The city’s oil interests are increasingly profitable, but those are dwarfed by the size of the gas portfolio.

In gas production, states the update for the period ending Aug. 31, revenues are now expected to be $10 million lower than expected due to poor pricing and sales.

That’s about 15 per cent lower than budgeted. Even with an in-year cost-cutting program totalling $5 million by year-end, the division could post a net loss of $33.2 million.

Audit committee chair Darren Hirsch says in the broad view of the division’s financials, the net gain is $17 million.

“That net is important,” he said, adjusting in projected net earnings of $50 million for gas distribution, power, sewer and water.

“It’s obviously very encouraging for a business unit to return such strong results,” said Hirsch, whose committee received the update Tuesday. “It’s a little out of our control in that there was an uptick in prices.

Leading the way was power.

Power prices rose to four-year highs this summer across Alberta, with the city’s generation business profiting both on internal sales, where the price is set against the provincial average, and on export sales to the gird.

As temperatures rose all summer, the city set new production records in the first full year of operation of the 44-megawatt Unit 16 station, that mainly services a new major contract with the Hut 8 data processing centre.

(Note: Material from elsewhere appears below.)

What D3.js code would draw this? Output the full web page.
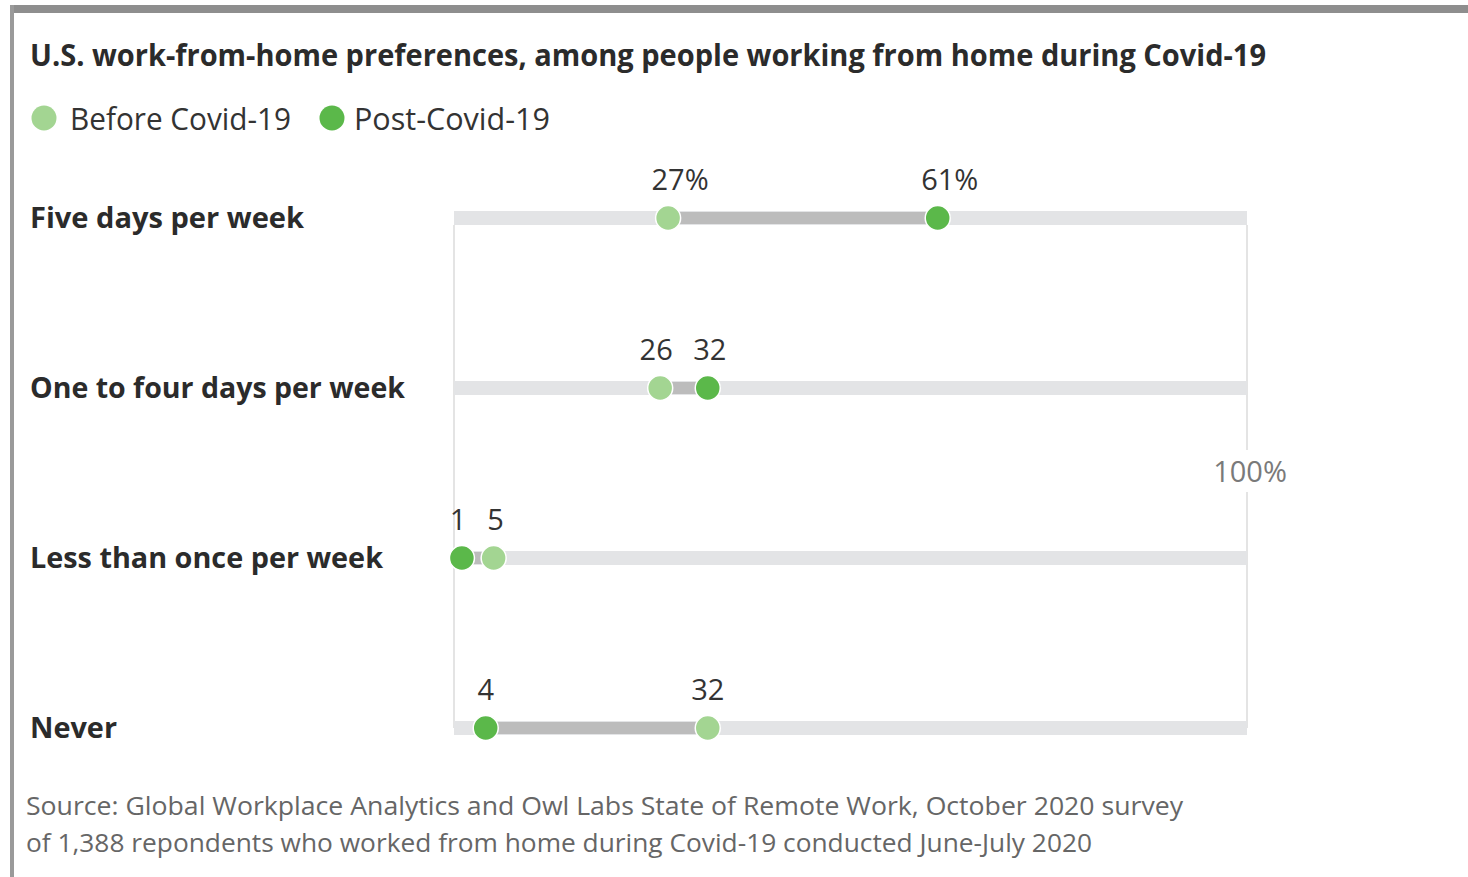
<!DOCTYPE html>
<html>
<head>
<meta charset="utf-8">
<script src="https://cdn.jsdelivr.net/npm/d3@7"></script>
<style>
  html, body { margin: 0; padding: 0; background: #fff; }
  svg { display: block; font-family: "Open Sans", "Noto Sans", sans-serif; }
</style>
</head>
<body>
<svg id="chart" width="1468" height="877"></svg>
<script>
// Share of remote workers by preferred work-from-home frequency
const categories = ["Five days per week", "One to four days per week", "Less than once per week", "Never"];
const beforeCovid = [27, 26, 5, 32];
const postCovid = [61, 32, 1, 4];
const seriesNames = ["Before Covid-19", "Post-Covid-19"];
const axisMaxLabel = "100%";
const title = "U.S. work-from-home preferences, among people working from home during Covid-19";
const sourceLines = [
  "Source: Global Workplace Analytics and Owl Labs State of Remote Work, October 2020 survey",
  "of 1,388 repondents who worked from home during Covid-19 conducted June-July 2020"
];

const colors = { before: "#a3d592", post: "#5bb84a", track: "#e3e4e6", span: "#bcbcbc", grid: "#e4e4e4" };

const svg = d3.select("#chart");

// frame
svg.append("rect").attr("x", 10).attr("y", 5).attr("width", 1458).attr("height", 8).attr("fill", "#8e8e8e");
svg.append("rect").attr("x", 10).attr("y", 5).attr("width", 4).attr("height", 872).attr("fill", "#9a9a9a");

// title
svg.append("text").attr("x", 30).attr("y", 66)
  .attr("font-size", 30).attr("font-weight", 700).attr("fill", "#2b2b2b")
  .attr("textLength", 1236).attr("lengthAdjust", "spacingAndGlyphs")
  .text(title);

// legend
const legend = [
  { name: seriesNames[0], color: colors.before, cx: 44, tx: 70, w: 221 },
  { name: seriesNames[1], color: colors.post, cx: 332, tx: 354, w: 196 }
];
legend.forEach(l => {
  svg.append("circle").attr("cx", l.cx).attr("cy", 118).attr("r", 12.5).attr("fill", l.color);
  svg.append("text").attr("x", l.tx).attr("y", 130).attr("font-size", 31).attr("fill", "#333")
    .attr("textLength", l.w).attr("lengthAdjust", "spacingAndGlyphs").text(l.name);
});

const x = d3.scaleLinear().domain([0, 100]).range([454, 1247]);
const y = d3.scalePoint().domain(categories).range([218, 728]);

// vertical guides at 0 and 100
const gridTop = y(categories[0]) + 7, gridBottom = y(categories[categories.length - 1]);
[0, 100].forEach(v => {
  svg.append("line").attr("x1", x(v)).attr("x2", x(v)).attr("y1", gridTop).attr("y2", gridBottom)
    .attr("stroke", colors.grid).attr("stroke-width", 2);
});

// 100% label with white knockout
svg.append("rect").attr("x", x(100) - 8).attr("y", 450).attr("width", 16).attr("height", 42).attr("fill", "#fff");
svg.append("text").attr("x", x(100) + 3).attr("y", 482).attr("text-anchor", "middle")
  .attr("font-size", 29).attr("fill", "#7a7a7a").text(axisMaxLabel);

const rows = categories.map((c, i) => ({ cat: c, before: beforeCovid[i], post: postCovid[i], first: i === 0 }));

const g = svg.append("g");

// row labels
const rowWidths = [274, 375, 353, 87];
g.selectAll("text.row").data(rows).join("text")
  .attr("class", "row").attr("x", 30).attr("y", d => y(d.cat) + 10)
  .attr("font-size", 29).attr("font-weight", 700).attr("fill", "#2b2b2b")
  .attr("textLength", (d, i) => rowWidths[i]).attr("lengthAdjust", "spacingAndGlyphs")
  .text(d => d.cat);

// background tracks
g.selectAll("rect.track").data(rows).join("rect")
  .attr("x", x(0)).attr("width", x(100) - x(0))
  .attr("y", d => y(d.cat) - 7).attr("height", 14).attr("fill", colors.track);

// span between the two values
g.selectAll("rect.span").data(rows).join("rect")
  .attr("x", d => x(Math.min(d.before, d.post)))
  .attr("width", d => Math.abs(x(d.post) - x(d.before)))
  .attr("y", d => y(d.cat) - 6).attr("height", 12).attr("fill", colors.span);

// dots
const dots = [];
rows.forEach(d => {
  dots.push({ cat: d.cat, v: d.before, color: colors.before, row: d, other: d.post });
  dots.push({ cat: d.cat, v: d.post, color: colors.post, row: d, other: d.before });
});
g.selectAll("circle.dot").data(dots).join("circle")
  .attr("cx", d => x(d.v)).attr("cy", d => y(d.cat)).attr("r", 12.5)
  .attr("fill", d => d.color).attr("stroke", "#fff").attr("stroke-width", 1.5);

// value labels; digits centred over the dot, nudged apart when dots are close
dots.forEach(d => {
  const close = Math.abs(x(d.v) - x(d.other)) < 50;
  const nudge = close ? (d.v < d.other ? -4 : 2) : 0;
  const t = g.append("text").attr("y", y(d.cat) - 28).attr("font-size", 29).attr("fill", "#333")
    .text(d.v);
  const w = t.node().getComputedTextLength();
  t.attr("x", x(d.v) - w / 2 + nudge);
  if (d.row.first) t.text(d.v + "%");
});

// source
sourceLines.forEach((s, i) => {
  svg.append("text").attr("x", 26).attr("y", 815 + i * 37)
    .attr("font-size", 25).attr("fill", "#666")
    .attr("textLength", i === 0 ? 1157 : 1066).attr("lengthAdjust", "spacingAndGlyphs")
    .text(s);
});
</script>
</body>
</html>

The hot dry weather also pushed water sales upwards, by about $1.3 million, or six per cent, while costs were lower.

All told, the utility division’s dividend to the municipal coffers is expected to be $42.9 million.

That money is set to be split evenly, according to the city’s dividend policy, into a tax stabilization reserve and a Heritage Savings Fund.

If the projections hold, each would receive about $21.5 million.

Money required to fund Natural Gas and Petroleum Resources work would come from the City’s Gas Depletion Fund, which had a balance of $59.6 million in January, but could be drawn down to $19.6 million by year end.

The city reports updated financial numbers three times each year. The next update, including complete year results, is expected next spring when the annual report is presented.